What to produce: Check every line below for the word "this" and copy each one that has it.
[Start Data provided]
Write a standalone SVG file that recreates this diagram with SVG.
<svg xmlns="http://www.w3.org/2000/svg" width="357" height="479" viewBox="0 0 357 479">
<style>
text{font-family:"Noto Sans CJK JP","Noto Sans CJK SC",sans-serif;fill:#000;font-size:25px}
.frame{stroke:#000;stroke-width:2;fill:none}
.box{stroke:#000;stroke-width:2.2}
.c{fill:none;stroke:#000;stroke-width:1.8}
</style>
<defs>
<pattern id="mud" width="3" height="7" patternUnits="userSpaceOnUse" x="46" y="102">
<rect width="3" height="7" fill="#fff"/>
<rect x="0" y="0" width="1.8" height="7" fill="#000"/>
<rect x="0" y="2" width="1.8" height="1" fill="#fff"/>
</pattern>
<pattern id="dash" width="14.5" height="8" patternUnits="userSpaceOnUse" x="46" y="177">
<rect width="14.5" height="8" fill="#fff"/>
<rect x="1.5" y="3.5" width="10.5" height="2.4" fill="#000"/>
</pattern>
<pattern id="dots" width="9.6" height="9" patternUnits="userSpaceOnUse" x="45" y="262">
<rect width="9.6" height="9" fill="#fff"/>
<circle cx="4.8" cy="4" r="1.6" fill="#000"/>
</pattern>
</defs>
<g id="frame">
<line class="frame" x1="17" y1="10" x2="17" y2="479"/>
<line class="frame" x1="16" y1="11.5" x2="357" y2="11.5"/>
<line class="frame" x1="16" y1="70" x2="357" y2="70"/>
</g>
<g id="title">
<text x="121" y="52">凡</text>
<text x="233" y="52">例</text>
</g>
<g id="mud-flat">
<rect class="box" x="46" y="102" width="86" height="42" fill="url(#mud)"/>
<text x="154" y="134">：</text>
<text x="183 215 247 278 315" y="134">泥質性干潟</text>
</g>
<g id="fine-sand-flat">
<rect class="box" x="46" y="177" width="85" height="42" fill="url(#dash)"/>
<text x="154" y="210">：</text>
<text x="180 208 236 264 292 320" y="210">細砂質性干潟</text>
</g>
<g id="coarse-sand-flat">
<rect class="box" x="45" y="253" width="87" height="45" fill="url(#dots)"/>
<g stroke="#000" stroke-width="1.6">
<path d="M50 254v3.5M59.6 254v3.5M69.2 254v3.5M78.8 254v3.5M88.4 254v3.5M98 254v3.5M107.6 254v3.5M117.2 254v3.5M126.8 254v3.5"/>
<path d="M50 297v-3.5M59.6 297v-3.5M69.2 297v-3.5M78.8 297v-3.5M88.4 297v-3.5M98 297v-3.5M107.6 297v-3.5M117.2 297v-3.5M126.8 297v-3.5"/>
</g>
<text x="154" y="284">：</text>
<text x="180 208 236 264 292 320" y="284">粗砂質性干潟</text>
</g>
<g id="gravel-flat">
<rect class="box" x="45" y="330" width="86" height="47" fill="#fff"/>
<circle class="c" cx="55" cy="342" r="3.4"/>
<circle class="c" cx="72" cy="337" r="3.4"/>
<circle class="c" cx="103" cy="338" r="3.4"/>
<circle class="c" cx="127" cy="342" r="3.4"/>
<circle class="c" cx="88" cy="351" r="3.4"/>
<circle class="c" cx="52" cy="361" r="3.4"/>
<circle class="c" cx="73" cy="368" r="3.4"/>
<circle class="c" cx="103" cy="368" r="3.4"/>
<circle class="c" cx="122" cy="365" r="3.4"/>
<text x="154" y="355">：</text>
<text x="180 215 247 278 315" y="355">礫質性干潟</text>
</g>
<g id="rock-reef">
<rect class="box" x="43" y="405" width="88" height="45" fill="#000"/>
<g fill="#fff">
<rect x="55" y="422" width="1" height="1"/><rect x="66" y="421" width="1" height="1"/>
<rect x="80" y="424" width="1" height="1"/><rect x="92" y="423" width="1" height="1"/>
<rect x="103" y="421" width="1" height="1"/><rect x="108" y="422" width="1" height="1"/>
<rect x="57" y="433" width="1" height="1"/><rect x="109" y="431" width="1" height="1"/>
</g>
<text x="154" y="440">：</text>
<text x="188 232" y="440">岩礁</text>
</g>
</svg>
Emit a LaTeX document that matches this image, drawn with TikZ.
[End Data provided]
[Start Data provided]
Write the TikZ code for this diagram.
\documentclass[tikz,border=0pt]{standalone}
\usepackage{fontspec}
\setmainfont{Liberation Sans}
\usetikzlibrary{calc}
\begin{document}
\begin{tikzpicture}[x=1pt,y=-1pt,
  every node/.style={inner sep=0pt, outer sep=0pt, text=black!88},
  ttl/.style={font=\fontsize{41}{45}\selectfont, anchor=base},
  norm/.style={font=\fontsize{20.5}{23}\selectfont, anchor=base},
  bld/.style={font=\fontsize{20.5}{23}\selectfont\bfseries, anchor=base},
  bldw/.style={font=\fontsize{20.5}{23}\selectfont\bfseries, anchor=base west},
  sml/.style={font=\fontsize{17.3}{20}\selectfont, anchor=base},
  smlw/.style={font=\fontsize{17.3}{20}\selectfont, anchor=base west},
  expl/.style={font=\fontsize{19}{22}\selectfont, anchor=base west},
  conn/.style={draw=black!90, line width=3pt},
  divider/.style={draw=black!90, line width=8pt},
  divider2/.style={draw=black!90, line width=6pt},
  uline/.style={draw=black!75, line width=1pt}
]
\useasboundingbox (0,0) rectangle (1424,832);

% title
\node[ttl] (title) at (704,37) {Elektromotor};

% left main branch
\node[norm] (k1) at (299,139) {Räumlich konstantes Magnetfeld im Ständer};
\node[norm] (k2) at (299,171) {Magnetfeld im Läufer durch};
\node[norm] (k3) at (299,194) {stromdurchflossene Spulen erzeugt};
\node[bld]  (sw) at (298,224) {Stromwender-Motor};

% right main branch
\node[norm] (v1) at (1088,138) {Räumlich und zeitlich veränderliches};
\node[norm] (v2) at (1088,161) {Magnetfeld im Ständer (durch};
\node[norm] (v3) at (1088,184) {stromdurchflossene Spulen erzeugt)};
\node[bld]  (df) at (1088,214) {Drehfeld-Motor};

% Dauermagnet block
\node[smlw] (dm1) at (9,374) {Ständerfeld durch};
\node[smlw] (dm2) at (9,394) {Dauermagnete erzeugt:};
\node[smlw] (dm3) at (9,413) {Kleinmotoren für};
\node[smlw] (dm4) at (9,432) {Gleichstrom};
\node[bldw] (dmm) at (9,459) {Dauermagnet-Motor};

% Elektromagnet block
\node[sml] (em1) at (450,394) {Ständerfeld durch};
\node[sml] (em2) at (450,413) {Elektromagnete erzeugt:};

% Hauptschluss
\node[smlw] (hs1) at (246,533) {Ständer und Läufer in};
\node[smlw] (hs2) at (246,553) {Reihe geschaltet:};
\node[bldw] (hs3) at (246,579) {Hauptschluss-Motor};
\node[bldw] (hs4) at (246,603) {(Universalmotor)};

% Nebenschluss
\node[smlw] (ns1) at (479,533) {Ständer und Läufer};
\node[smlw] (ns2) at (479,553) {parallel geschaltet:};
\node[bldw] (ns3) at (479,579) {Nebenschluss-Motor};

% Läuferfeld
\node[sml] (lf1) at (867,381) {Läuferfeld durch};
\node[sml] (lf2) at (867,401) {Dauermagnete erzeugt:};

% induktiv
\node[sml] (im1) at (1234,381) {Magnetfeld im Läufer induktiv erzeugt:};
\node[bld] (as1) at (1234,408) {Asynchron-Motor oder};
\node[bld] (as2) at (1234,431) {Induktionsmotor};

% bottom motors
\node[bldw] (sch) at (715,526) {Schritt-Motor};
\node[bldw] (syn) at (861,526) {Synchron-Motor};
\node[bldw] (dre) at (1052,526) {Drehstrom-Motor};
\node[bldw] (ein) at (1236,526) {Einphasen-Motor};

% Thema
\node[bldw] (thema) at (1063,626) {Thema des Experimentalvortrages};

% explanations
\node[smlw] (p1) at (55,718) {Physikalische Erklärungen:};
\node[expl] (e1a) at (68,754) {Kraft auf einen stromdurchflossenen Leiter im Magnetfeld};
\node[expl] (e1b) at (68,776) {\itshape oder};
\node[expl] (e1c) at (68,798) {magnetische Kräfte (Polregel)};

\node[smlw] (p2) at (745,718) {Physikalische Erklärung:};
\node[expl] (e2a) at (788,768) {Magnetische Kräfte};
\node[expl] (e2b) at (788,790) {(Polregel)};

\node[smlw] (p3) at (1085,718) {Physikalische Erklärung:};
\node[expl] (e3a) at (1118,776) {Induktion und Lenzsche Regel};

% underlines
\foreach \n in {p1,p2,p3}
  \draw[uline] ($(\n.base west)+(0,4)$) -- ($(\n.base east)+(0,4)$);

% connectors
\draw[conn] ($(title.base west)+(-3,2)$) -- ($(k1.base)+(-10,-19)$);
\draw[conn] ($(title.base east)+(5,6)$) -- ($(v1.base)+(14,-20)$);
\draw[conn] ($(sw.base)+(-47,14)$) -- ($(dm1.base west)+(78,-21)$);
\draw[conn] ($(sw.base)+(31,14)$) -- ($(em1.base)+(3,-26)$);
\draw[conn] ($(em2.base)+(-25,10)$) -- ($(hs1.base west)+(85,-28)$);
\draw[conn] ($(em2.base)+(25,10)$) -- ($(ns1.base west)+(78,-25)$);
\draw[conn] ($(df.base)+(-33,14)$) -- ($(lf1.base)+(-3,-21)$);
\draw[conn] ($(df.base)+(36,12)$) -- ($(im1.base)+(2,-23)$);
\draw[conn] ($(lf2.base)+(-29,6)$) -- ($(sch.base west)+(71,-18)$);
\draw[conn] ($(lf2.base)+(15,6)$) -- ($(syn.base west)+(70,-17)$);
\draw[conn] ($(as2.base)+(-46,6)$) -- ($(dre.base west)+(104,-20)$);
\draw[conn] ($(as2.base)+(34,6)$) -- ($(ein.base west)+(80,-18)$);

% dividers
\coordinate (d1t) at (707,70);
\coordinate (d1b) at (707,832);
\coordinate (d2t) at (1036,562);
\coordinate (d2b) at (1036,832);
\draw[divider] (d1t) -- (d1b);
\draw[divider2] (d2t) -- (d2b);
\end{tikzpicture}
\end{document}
[End Data provided]
[Start Data provided]
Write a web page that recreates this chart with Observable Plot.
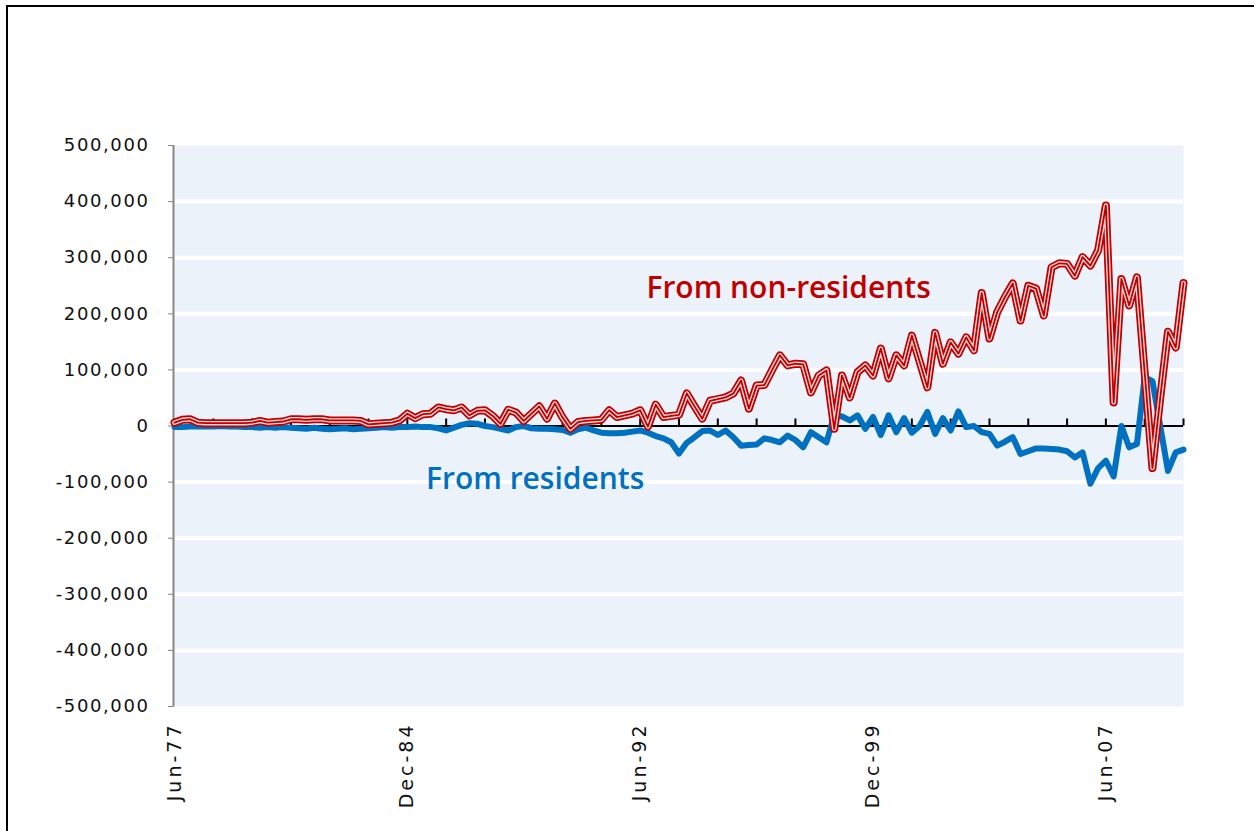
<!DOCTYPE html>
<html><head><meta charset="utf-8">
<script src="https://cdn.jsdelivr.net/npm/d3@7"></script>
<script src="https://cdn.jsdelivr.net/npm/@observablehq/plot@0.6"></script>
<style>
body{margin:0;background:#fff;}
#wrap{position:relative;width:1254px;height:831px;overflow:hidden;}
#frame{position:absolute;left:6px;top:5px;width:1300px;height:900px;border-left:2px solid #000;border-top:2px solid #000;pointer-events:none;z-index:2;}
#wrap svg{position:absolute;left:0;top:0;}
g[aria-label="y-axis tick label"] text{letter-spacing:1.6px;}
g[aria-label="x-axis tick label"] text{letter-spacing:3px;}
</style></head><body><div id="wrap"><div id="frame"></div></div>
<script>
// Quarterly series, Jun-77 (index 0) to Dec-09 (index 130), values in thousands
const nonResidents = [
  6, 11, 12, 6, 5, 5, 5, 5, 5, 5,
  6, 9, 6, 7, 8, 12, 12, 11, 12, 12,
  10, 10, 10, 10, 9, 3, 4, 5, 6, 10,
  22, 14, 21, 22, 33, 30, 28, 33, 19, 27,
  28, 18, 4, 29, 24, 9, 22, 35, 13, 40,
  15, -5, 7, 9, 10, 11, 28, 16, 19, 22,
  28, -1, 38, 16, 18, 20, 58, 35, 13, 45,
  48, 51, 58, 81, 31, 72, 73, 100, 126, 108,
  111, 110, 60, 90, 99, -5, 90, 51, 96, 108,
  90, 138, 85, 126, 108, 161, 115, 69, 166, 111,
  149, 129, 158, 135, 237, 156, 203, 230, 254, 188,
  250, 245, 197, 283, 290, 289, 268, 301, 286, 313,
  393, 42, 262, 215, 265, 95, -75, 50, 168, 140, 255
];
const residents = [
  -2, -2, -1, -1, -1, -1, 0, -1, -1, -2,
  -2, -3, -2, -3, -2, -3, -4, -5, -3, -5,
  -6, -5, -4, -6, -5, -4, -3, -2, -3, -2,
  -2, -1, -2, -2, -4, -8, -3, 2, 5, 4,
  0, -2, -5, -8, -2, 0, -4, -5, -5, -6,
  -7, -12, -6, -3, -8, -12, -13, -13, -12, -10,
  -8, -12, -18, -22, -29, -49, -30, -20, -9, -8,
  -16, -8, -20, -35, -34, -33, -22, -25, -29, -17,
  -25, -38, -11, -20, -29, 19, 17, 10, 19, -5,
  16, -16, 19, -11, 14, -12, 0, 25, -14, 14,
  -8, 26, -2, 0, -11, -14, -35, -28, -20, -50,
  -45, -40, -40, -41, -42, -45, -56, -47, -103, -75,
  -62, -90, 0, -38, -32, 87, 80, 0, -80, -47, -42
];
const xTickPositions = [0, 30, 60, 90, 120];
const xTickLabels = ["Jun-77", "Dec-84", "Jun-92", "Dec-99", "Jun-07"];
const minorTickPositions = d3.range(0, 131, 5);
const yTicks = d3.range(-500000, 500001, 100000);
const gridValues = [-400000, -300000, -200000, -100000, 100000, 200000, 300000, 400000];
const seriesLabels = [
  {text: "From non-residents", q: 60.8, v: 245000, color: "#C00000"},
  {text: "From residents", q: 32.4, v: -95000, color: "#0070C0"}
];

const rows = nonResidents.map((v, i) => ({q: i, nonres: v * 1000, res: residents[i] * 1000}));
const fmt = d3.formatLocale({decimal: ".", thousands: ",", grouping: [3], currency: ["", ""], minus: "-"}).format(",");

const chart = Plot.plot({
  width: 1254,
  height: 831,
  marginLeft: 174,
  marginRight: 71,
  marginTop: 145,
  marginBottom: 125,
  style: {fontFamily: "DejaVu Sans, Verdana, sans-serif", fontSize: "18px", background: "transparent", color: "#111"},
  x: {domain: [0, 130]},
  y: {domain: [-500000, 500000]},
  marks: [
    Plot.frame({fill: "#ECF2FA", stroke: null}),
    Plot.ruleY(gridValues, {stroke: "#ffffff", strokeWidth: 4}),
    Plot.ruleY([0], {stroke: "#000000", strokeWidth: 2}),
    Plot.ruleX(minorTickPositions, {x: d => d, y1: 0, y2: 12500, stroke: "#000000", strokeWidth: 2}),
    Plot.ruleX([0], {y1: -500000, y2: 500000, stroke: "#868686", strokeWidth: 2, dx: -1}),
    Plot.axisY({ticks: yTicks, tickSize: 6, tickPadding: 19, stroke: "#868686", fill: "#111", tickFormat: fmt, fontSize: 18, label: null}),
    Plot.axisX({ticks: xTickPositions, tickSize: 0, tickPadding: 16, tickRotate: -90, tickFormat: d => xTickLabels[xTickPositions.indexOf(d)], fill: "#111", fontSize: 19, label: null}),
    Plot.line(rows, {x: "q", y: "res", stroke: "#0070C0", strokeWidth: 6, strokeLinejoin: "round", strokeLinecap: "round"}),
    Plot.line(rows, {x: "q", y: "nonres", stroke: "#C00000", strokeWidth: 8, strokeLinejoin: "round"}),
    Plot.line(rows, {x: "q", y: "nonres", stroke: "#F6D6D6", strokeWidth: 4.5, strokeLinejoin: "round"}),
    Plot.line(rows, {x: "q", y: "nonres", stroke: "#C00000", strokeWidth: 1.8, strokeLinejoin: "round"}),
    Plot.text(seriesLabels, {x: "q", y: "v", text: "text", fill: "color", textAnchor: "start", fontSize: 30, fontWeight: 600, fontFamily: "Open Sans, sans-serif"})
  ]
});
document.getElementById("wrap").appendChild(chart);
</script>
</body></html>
[End Data provided]
Reply:
Write a standalone SVG file that recreates this diagram with SVG.
Emit a LaTeX document that matches this image, drawn with TikZ.
Write the TikZ code for this diagram.
Write a web page that recreates this chart with Observable Plot.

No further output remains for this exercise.